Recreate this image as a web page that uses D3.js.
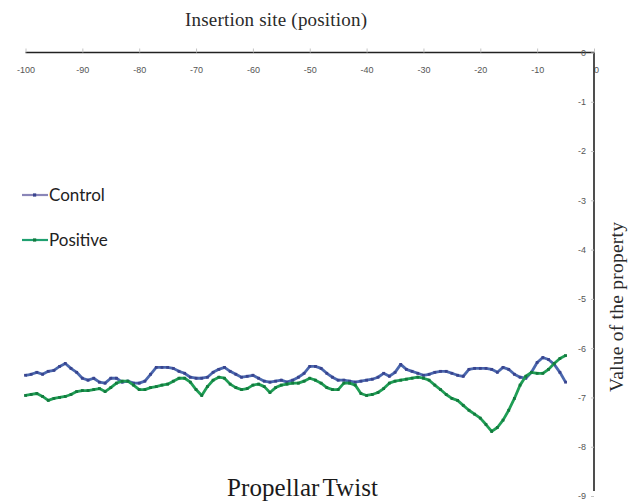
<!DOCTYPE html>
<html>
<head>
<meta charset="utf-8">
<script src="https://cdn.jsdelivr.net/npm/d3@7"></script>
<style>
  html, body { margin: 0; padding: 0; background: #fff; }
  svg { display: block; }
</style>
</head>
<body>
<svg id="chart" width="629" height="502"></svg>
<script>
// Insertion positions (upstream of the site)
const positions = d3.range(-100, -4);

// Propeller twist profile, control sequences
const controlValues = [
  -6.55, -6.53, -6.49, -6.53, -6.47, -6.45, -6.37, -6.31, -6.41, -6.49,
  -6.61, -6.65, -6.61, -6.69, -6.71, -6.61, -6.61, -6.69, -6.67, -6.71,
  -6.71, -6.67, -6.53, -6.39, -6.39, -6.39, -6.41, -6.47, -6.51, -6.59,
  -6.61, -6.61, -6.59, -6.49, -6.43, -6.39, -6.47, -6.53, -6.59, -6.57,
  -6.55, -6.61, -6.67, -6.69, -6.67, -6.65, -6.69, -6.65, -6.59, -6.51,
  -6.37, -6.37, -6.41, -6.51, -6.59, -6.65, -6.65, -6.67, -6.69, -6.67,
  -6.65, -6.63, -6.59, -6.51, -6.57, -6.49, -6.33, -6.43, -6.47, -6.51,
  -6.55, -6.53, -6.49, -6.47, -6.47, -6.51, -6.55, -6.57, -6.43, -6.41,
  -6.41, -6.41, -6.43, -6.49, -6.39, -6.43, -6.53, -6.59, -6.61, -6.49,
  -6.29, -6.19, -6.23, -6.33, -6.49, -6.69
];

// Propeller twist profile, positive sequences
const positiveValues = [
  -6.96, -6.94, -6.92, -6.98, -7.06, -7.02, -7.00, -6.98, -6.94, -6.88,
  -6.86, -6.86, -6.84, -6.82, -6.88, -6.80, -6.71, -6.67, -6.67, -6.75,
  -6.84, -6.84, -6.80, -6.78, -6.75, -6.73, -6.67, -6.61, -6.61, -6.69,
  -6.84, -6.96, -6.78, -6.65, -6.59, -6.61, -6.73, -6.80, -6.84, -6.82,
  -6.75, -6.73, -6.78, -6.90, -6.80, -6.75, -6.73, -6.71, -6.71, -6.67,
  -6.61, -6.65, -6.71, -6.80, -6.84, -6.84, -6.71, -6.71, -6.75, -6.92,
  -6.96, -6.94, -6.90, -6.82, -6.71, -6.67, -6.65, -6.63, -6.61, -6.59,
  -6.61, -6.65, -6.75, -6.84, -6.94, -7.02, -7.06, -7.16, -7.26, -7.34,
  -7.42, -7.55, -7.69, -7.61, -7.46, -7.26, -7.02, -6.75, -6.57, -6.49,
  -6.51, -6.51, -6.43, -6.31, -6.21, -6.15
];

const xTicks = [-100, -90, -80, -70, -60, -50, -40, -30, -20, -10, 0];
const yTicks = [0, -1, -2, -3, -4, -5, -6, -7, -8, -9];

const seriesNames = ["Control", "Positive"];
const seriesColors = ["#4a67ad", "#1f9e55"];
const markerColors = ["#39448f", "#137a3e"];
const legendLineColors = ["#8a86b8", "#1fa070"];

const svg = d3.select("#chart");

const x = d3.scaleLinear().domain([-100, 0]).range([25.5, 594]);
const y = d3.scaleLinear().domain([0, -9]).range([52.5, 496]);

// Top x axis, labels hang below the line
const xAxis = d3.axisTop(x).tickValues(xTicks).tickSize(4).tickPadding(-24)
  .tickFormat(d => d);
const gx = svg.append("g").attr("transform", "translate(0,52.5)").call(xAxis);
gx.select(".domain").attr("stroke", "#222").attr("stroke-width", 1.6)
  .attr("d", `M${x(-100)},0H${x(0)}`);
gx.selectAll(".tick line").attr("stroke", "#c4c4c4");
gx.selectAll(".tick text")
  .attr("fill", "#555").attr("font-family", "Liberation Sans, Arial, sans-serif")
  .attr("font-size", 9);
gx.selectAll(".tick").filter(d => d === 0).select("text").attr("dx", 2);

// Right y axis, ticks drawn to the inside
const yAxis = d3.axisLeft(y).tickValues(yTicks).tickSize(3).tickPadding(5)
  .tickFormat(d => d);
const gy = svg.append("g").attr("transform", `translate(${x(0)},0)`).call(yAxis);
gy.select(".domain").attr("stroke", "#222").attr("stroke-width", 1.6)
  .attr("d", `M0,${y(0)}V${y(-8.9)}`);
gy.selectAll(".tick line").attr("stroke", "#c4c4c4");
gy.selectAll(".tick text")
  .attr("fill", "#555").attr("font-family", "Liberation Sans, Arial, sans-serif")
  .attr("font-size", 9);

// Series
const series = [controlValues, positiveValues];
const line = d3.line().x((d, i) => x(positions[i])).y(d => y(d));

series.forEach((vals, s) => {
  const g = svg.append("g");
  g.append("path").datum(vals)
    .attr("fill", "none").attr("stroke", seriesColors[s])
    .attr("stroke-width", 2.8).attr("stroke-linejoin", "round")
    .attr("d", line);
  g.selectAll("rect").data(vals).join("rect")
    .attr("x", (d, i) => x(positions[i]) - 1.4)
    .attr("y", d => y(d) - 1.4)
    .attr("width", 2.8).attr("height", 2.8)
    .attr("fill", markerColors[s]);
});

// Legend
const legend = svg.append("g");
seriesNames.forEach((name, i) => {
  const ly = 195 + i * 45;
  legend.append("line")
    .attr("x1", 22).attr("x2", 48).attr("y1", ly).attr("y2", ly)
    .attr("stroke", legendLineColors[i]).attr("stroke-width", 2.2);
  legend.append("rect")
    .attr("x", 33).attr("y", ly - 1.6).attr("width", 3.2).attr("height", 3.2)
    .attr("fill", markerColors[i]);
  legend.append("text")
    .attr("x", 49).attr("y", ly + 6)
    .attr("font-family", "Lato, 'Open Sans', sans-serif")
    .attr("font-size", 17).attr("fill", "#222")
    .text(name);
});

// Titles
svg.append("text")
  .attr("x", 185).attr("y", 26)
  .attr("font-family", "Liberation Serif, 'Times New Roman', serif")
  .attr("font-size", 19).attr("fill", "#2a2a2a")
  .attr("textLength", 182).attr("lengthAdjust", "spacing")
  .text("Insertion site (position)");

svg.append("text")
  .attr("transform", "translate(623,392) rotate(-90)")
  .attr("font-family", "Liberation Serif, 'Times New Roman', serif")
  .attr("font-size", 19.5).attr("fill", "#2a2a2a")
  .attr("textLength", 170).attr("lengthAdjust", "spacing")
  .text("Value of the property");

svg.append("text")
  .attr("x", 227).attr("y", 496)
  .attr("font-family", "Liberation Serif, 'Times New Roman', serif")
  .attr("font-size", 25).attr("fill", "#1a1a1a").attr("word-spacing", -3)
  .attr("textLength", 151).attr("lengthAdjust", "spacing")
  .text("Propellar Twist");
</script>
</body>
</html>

__________________________________________________

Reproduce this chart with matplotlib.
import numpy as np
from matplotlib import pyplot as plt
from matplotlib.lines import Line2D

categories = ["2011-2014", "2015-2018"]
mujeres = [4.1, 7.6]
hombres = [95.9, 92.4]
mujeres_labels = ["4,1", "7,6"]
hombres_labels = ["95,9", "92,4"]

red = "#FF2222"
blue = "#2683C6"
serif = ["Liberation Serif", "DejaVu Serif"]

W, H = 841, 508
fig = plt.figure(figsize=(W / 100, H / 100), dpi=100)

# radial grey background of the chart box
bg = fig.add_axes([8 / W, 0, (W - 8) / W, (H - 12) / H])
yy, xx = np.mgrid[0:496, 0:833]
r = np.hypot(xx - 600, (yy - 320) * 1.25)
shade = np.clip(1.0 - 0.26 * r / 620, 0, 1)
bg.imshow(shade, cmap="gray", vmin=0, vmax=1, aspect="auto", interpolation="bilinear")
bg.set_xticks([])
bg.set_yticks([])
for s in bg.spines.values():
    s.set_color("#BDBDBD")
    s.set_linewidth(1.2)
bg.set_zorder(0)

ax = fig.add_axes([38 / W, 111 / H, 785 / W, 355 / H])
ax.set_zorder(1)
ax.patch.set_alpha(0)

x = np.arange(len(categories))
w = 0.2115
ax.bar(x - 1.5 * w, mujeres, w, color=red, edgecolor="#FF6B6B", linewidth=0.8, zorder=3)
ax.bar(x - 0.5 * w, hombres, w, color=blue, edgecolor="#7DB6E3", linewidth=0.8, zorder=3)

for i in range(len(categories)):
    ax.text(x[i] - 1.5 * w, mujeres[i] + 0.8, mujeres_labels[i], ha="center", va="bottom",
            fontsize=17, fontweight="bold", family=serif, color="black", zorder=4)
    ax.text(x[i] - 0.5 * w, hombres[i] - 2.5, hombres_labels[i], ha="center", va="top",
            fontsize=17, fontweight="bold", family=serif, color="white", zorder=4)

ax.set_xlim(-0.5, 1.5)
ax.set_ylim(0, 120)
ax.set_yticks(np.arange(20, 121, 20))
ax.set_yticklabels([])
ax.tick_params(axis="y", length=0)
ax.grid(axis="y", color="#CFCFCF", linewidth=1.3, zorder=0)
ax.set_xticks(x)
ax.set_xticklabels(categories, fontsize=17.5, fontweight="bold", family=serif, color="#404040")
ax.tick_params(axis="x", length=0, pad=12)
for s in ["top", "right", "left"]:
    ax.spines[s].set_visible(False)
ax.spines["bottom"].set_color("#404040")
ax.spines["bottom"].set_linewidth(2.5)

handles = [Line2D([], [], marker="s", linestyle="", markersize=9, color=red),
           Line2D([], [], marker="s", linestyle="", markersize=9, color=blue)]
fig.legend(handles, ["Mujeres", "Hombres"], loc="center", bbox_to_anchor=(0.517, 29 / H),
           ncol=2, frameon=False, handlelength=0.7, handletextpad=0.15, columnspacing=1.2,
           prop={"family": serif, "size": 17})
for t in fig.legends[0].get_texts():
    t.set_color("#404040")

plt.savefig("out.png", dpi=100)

__________________________________________________

Task goal: From the records above, extract exactly and only the lines that begin at the line with "Reproduce this chart with matplotlib." and stop after the line with "from matplotlib.lines import Line2D".

Solution to this problem:
Reproduce this chart with matplotlib.
import numpy as np
from matplotlib import pyplot as plt
from matplotlib.lines import Line2D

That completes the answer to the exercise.